Repository files navigation

Predicting Superstore Revenue

by Scott Mattes


[Project Description] [Project Planning] [Hypotheses] [Deliverables] [Key Findings] [The Plan] [Data Dictionary] [Data Acquisition and Prep] [Data Exploration] [Statistical Analysis] [Modeling] [Steps to Reproduce] [Takeaways and Conclusions] [Recommendations] [Next Steps]


Project Description

[Back to top]

The Predcting Superstore Revenue project aims to build a predictive model for the company's overall sales volume over the next quarter using time-series analysis. While this data is synthetic, it was made by the authors to mimick real world revenue behavior. The data used for this project was acquired from Kaggle.com and contains information on nationwide sales transactions at Superstore.
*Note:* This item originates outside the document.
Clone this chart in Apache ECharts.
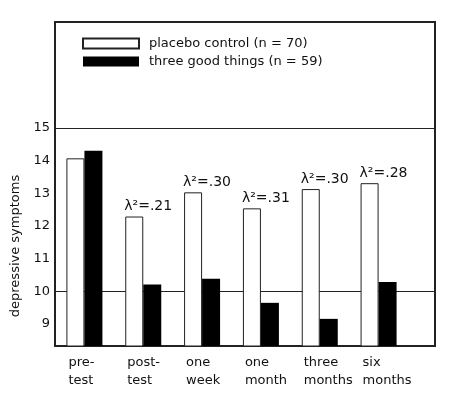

The goal of this project is to develop a reliable forecasting model that can help the company make informed decisions and plan for future sales.

A slide deck presentation of this project can be found here: https://www.canva.com/design/DAFqhactfsM/v2jvdfK6jTAwm_egV-SK_Q/edit?utm_content=DAFqhactfsM&utm_campaign=designshare&utm_medium=link2&utm_source=sharebutton

Project Planning

[Back to top]

The main goals of this project are as follows:

  • Explore and understand the dataset, identifying key patterns and trends.
  • Perform time-series analysis to uncover seasonality and autocorrelation in the sales data.
  • Develop a predictive model that outperforms the baseline (47-week Rolling Average model) in forecasting sales revenue.
  • Assess the impact of different features on sales volume and identify the most relevant predictors.
  • Provide actionable insights and recommendations based on the findings.

Hypotheses

[Back to top]

  1. The sales data will exhibit strong seasonality patterns due to the behavior of the marketat different time periods.
  2. This seasonality will lend predictive power which will allow a time-series model to outperform baseline predictions.

Expected Deliverables

[Back to top]

A repository containing:

  • Jupyter Notebook containing the entire data analysis process, including data exploration, statistical analysis, and model building.
  • A trained time-series model.

Key Findings

[Back to top]

  • The south region produces about half as many sales as the west region.
  • California, New York, Texas, and Washington are the highest selling states.
  • The 'consumer' category generates more sales than corporate and home office.
  • Weekly sampled sales data displays clear seasonality and autocorrelation at 53 weeks of lag.
  • Holt's Linear model outperforms the Rolling Average model (with a period of 47 weeks) by 11% RMSE.

The Plan

[Back to top]

  1. Data Acquisition and Preparation: Load the dataset from Kaggle.com using pandas, perform data cleaning, and handle any missing or inconsistent values.
  2. Data Exploration: Explore the dataset to gain insights into sales patterns, identify outliers, and assess the relationships between different variables.
  3. Statistical Analysis: Conduct autocorrelation and seasonality analysis to identify lag periods and patterns in the data.
  4. Modeling: Fit and evaluate a Holt's Linear, Holt's seasonal, and a Linear Regression model to forecast sales volume and compare their performance with the Rolling Average baseline model.
  5. Evaluation: Evaluate the models' performance using appropriate metrics and validate their effectiveness in predicting sales revenue.
  6. Interpretation: Interpret the model results, identify significant features, and draw actionable conclusions for the company.
  7. Recommendations: Provide recommendations based on the analysis to help the company improve sales strategies and optimize revenue.

Data Dictionary

[Back to top]

Feature Description
Order ID Unique identifier for each order placed in the Superstore.
Order Date Date when the order was placed.
Ship Date Date when the order was shipped.
Ship Mode Shipping method for the order (e.g., Standard Class, Second Class, etc.)
Customer ID Unique identifier for each customer in the Superstore.
Customer Name Name of the customer who placed the order.
Segment Segment of customers based on their purchasing behavior (e.g., Corporate, Consumer, Home Office).
Country Country where the order was shipped.
City City where the order was shipped.
State State where the order was shipped.
Postal Code Postal code of the shipping location.
Region Geographical region where the order was shipped (e.g., West, East, South, Central).
Product ID Unique identifier for each product in the Superstore.
Category Category of the product (e.g., Furniture, Office Supplies, Technology).
Sub-Category Sub-category of the product (e.g., Chairs, Paper, Phones).
Product Name Name of the product.
Sales Total sales revenue generated by the order.
Quantity Quantity of each product purchased in the order.
Discount Discount applied to the order.
Profit Profit earned from the order (Sales - Cost).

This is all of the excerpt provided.